In 2001, the New Zealand Defence Attaché based in Bangkok was accredited to Viet Nam. New defence cooperation activities are being developed, including training opportunities for Vietnamese military in New Zealand. NZ navy ships HMNZS Te Kaha and HMNZS Endeavour visited Ho Chi Minh City in 2002 and 2004, and again in August 2006, and HMNZS Te Mana visited Ho Chi Minh City in June 2011 and April 2013. The NZ Chief of Defence Force visited Viet Nam in 2008, NZ Chiefs of Army in 2004 and 2010, NZ Chief of Navy in 2012 and the NZDF Command and Staff College in 2005 and 2011. Minister of Defence Hon Wayne Mapp visited Ha Noi in October 2010 to participate in the first ASEAN Defence Ministers Plus (ADMM+) meeting, chaired by Viet Nam. Vietnamese Vice Ministers of Defence visited New Zealand in 2007, 2010 and 2012. The defence accreditation to Viet Nam was transferred to New Zealand’s Defence Advisor in Singapore in early 2012.In March 2013, General Phung Quang Thanh became the first Vietnamese Minister of Defence to visit New Zealand.

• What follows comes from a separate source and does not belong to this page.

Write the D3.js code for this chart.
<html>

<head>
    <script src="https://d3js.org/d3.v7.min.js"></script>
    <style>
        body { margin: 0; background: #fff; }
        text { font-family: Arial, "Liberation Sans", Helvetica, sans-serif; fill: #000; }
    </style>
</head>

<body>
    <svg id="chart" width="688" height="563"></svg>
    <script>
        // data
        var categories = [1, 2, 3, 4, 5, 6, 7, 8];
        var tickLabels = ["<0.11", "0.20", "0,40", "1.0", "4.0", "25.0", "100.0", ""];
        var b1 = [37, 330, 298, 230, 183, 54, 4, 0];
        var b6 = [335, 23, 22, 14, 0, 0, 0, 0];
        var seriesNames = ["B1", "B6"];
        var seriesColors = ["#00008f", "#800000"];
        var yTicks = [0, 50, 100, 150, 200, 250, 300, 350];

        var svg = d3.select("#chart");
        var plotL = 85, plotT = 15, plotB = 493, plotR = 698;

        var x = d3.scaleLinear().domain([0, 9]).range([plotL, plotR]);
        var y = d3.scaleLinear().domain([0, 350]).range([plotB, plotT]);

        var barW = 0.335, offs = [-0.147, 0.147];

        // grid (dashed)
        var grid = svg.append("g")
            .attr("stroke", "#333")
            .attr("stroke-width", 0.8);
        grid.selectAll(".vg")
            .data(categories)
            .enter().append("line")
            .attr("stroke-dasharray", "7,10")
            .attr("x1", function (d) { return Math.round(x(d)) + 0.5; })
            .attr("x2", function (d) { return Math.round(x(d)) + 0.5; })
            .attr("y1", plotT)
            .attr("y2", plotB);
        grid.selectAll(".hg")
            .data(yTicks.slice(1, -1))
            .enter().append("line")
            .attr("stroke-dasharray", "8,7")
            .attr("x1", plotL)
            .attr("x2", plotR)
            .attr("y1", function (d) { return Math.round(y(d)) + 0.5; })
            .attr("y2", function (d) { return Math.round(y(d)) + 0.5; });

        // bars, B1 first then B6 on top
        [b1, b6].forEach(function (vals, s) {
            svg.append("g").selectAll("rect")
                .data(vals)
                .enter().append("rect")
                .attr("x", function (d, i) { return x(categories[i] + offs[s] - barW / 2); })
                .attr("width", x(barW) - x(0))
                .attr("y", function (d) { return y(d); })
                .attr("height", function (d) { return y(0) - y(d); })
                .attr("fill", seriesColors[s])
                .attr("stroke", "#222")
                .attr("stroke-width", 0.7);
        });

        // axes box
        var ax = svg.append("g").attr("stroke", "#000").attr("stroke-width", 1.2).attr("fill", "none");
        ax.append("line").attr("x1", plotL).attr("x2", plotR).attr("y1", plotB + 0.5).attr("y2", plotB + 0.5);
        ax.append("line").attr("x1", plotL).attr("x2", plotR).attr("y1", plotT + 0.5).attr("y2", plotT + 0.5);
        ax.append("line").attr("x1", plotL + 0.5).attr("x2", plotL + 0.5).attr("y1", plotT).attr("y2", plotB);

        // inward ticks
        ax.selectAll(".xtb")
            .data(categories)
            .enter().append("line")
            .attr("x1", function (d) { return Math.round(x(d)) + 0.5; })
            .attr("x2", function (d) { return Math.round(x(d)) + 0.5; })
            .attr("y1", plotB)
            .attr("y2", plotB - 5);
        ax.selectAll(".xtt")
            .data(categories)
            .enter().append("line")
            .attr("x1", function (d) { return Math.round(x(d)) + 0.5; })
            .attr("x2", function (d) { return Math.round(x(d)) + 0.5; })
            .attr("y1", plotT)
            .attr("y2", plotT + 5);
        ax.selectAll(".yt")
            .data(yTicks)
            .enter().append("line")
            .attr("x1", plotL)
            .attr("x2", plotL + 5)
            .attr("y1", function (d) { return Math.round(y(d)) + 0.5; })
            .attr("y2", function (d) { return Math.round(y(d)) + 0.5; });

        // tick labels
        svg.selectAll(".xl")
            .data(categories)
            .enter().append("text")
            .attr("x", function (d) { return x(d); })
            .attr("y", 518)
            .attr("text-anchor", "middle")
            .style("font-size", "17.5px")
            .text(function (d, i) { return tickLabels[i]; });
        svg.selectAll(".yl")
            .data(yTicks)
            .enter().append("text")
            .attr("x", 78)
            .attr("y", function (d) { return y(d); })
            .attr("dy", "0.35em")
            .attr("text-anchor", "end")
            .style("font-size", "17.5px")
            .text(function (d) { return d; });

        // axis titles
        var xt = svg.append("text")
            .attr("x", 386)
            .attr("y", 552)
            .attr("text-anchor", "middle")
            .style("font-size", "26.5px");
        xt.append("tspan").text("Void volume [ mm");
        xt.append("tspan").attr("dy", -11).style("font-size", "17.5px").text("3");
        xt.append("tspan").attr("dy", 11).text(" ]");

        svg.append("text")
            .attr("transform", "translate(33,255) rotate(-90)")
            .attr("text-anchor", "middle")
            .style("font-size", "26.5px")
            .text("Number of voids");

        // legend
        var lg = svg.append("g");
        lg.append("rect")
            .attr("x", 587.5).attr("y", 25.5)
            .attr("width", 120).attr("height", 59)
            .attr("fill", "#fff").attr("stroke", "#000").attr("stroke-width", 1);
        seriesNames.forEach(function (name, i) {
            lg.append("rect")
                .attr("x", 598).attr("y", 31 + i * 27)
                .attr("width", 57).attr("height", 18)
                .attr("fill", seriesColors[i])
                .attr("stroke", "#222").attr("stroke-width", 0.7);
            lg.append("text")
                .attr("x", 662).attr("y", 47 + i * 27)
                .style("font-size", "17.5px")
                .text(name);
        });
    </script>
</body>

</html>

New Zealand Police and Customs Attachés were cross-accredited to Viet Nam from Bangkok in 2003. New Zealand provides capacity-building assistance to Viet Nam in both areas in response to requests from Vietnamese counterpart agencies.

People-to-people links

There is a small permanent and semi-permanent community of perhaps 700-800 (estimate only) New Zealanders living in Viet Nam, mainly in Ho Chi Minh City but also in Hanoi as well as residents in central Vietnamese cities such as Quy Nhon, Danang and Nha Trang. Many are businesspeople and teachers. The Vietnamese community in New Zealand is thought to number around 4000 people.

An increase in education links has seen more Vietnamese students and their families visit New Zealand in recent years, but outward tourism to New Zealand is still in its infancy. Going the other way, however, available data suggests that at least 1000 NZ tourists a month visit Viet Nam, with high-end and group tourism building on traditional ‘backpacker’ visits.

In July 2012 New Zealand and Viet Nam established a bilateral Working Holiday Scheme (WHS), Viet Nam’s first with any bilateral partner.  Under the scheme, 100 young people per year from each country may visit the other for holiday purposes, with some incidental work and study possible to offset travel costs and upskill.  The quota for Vietnamese WHS travelling to New Zealand in the first year of the WHS is full, but a new quota will open up on 31 July 2013.  There are still plenty of quota places for New Zealanders wishing to have a working holiday in Viet Nam.  Respective embassies can provide more information.

In recent years several groups of New Zealand veterans have visited Viet Nam to commemorate ANZAC Day and other significant dates.

The Asia New Zealand Foundation works to promote people-to-people links between New Zealand and Asia, including Viet Nam, through support for youth, media and cultural exchanges as well as other activities. The ANZF also partners the Diplomatic Academy of Viet Nam to hold periodic “Track Two” political dialogues between respective academics and research communities.

Other ad hoc cultural exchanges also take place. For example, a water puppet troupe from Hanoi performed at the 2011 Auckland Arts Festival.